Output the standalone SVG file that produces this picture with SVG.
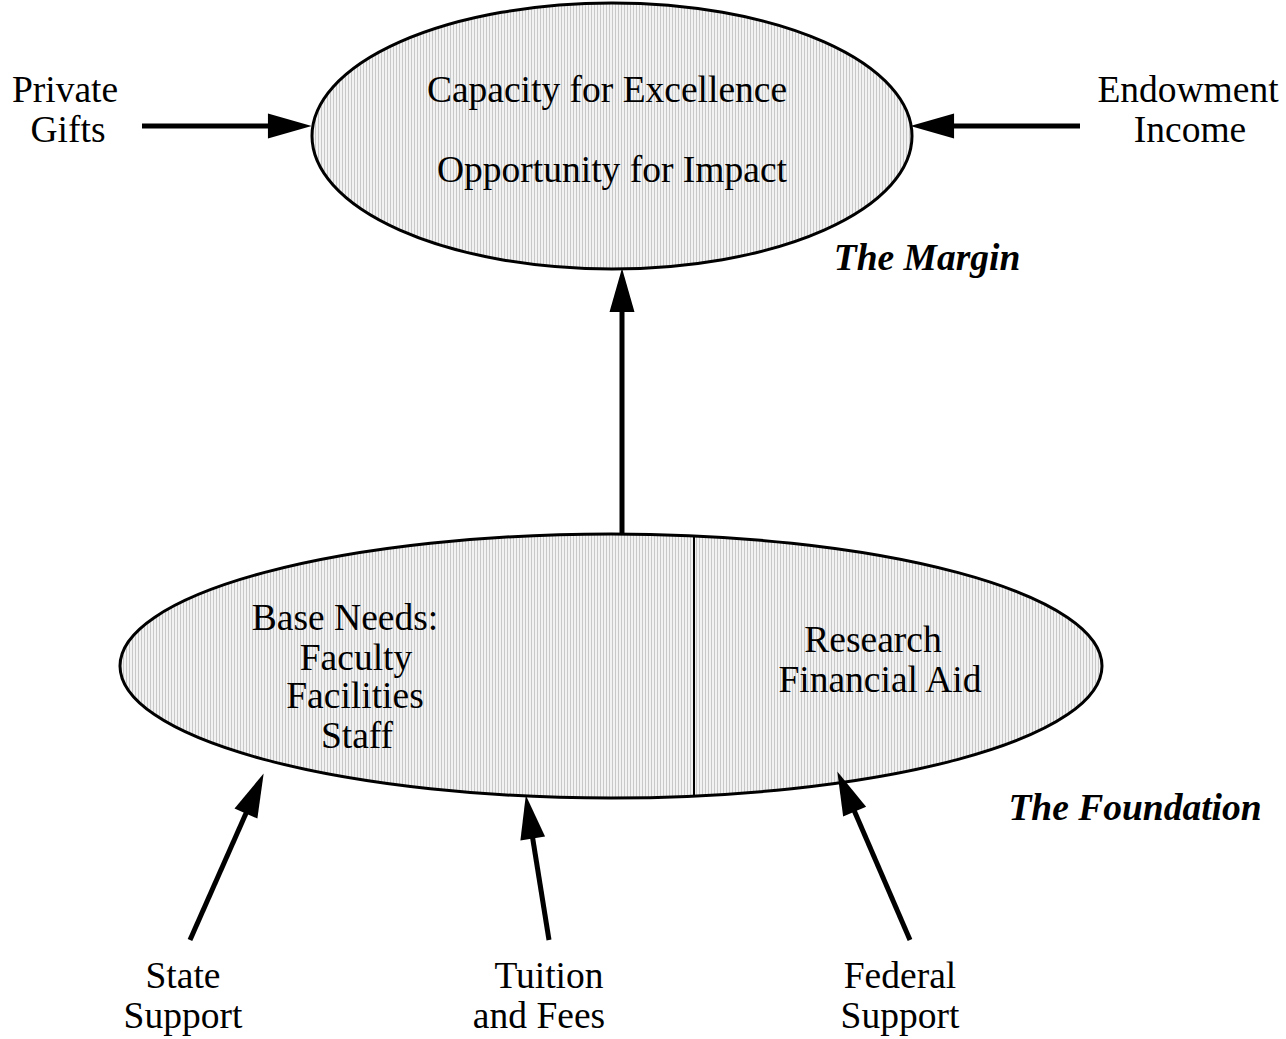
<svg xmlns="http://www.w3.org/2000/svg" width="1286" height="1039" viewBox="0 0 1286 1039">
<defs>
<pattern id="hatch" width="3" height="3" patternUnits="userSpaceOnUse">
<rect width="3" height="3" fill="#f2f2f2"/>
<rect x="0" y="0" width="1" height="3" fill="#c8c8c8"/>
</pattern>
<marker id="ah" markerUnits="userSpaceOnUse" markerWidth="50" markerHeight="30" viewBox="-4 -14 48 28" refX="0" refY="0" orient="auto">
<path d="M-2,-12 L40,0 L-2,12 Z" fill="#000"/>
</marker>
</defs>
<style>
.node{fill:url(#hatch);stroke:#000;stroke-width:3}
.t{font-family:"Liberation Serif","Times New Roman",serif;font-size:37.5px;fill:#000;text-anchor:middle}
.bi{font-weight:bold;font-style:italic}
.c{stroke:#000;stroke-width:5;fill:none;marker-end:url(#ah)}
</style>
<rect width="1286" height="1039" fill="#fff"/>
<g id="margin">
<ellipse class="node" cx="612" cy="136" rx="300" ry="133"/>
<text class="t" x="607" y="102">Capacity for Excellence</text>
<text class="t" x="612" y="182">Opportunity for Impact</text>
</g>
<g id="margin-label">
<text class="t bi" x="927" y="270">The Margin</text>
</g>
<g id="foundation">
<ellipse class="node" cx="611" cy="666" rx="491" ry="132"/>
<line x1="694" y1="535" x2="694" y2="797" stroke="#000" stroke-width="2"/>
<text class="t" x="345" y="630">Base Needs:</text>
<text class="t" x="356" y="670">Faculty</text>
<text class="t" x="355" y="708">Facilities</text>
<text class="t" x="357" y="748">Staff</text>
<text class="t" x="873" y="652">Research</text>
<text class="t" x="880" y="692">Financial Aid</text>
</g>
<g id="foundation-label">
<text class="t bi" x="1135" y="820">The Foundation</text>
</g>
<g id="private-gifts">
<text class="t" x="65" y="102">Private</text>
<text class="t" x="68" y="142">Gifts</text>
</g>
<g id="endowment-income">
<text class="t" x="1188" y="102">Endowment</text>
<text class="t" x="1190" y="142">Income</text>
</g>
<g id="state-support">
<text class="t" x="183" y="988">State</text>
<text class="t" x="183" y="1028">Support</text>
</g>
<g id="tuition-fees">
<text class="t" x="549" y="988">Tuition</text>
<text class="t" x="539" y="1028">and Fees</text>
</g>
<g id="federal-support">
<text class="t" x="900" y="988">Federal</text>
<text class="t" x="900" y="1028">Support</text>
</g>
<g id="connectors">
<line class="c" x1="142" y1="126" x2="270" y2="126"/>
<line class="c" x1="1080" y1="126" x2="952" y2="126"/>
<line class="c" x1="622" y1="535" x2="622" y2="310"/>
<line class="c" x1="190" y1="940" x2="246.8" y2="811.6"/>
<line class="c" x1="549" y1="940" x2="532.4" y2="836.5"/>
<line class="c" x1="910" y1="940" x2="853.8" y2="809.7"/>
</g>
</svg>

++++++

**What you should do**
Replicate the material above verbatim; images stay out of the copy.

**Written answer**
Output the standalone SVG file that produces this picture with SVG.
<svg xmlns="http://www.w3.org/2000/svg" width="1286" height="1039" viewBox="0 0 1286 1039">
<defs>
<pattern id="hatch" width="3" height="3" patternUnits="userSpaceOnUse">
<rect width="3" height="3" fill="#f2f2f2"/>
<rect x="0" y="0" width="1" height="3" fill="#c8c8c8"/>
</pattern>
<marker id="ah" markerUnits="userSpaceOnUse" markerWidth="50" markerHeight="30" viewBox="-4 -14 48 28" refX="0" refY="0" orient="auto">
<path d="M-2,-12 L40,0 L-2,12 Z" fill="#000"/>
</marker>
</defs>
<style>
.node{fill:url(#hatch);stroke:#000;stroke-width:3}
.t{font-family:"Liberation Serif","Times New Roman",serif;font-size:37.5px;fill:#000;text-anchor:middle}
.bi{font-weight:bold;font-style:italic}
.c{stroke:#000;stroke-width:5;fill:none;marker-end:url(#ah)}
</style>
<rect width="1286" height="1039" fill="#fff"/>
<g id="margin">
<ellipse class="node" cx="612" cy="136" rx="300" ry="133"/>
<text class="t" x="607" y="102">Capacity for Excellence</text>
<text class="t" x="612" y="182">Opportunity for Impact</text>
</g>
<g id="margin-label">
<text class="t bi" x="927" y="270">The Margin</text>
</g>
<g id="foundation">
<ellipse class="node" cx="611" cy="666" rx="491" ry="132"/>
<line x1="694" y1="535" x2="694" y2="797" stroke="#000" stroke-width="2"/>
<text class="t" x="345" y="630">Base Needs:</text>
<text class="t" x="356" y="670">Faculty</text>
<text class="t" x="355" y="708">Facilities</text>
<text class="t" x="357" y="748">Staff</text>
<text class="t" x="873" y="652">Research</text>
<text class="t" x="880" y="692">Financial Aid</text>
</g>
<g id="foundation-label">
<text class="t bi" x="1135" y="820">The Foundation</text>
</g>
<g id="private-gifts">
<text class="t" x="65" y="102">Private</text>
<text class="t" x="68" y="142">Gifts</text>
</g>
<g id="endowment-income">
<text class="t" x="1188" y="102">Endowment</text>
<text class="t" x="1190" y="142">Income</text>
</g>
<g id="state-support">
<text class="t" x="183" y="988">State</text>
<text class="t" x="183" y="1028">Support</text>
</g>
<g id="tuition-fees">
<text class="t" x="549" y="988">Tuition</text>
<text class="t" x="539" y="1028">and Fees</text>
</g>
<g id="federal-support">
<text class="t" x="900" y="988">Federal</text>
<text class="t" x="900" y="1028">Support</text>
</g>
<g id="connectors">
<line class="c" x1="142" y1="126" x2="270" y2="126"/>
<line class="c" x1="1080" y1="126" x2="952" y2="126"/>
<line class="c" x1="622" y1="535" x2="622" y2="310"/>
<line class="c" x1="190" y1="940" x2="246.8" y2="811.6"/>
<line class="c" x1="549" y1="940" x2="532.4" y2="836.5"/>
<line class="c" x1="910" y1="940" x2="853.8" y2="809.7"/>
</g>
</svg>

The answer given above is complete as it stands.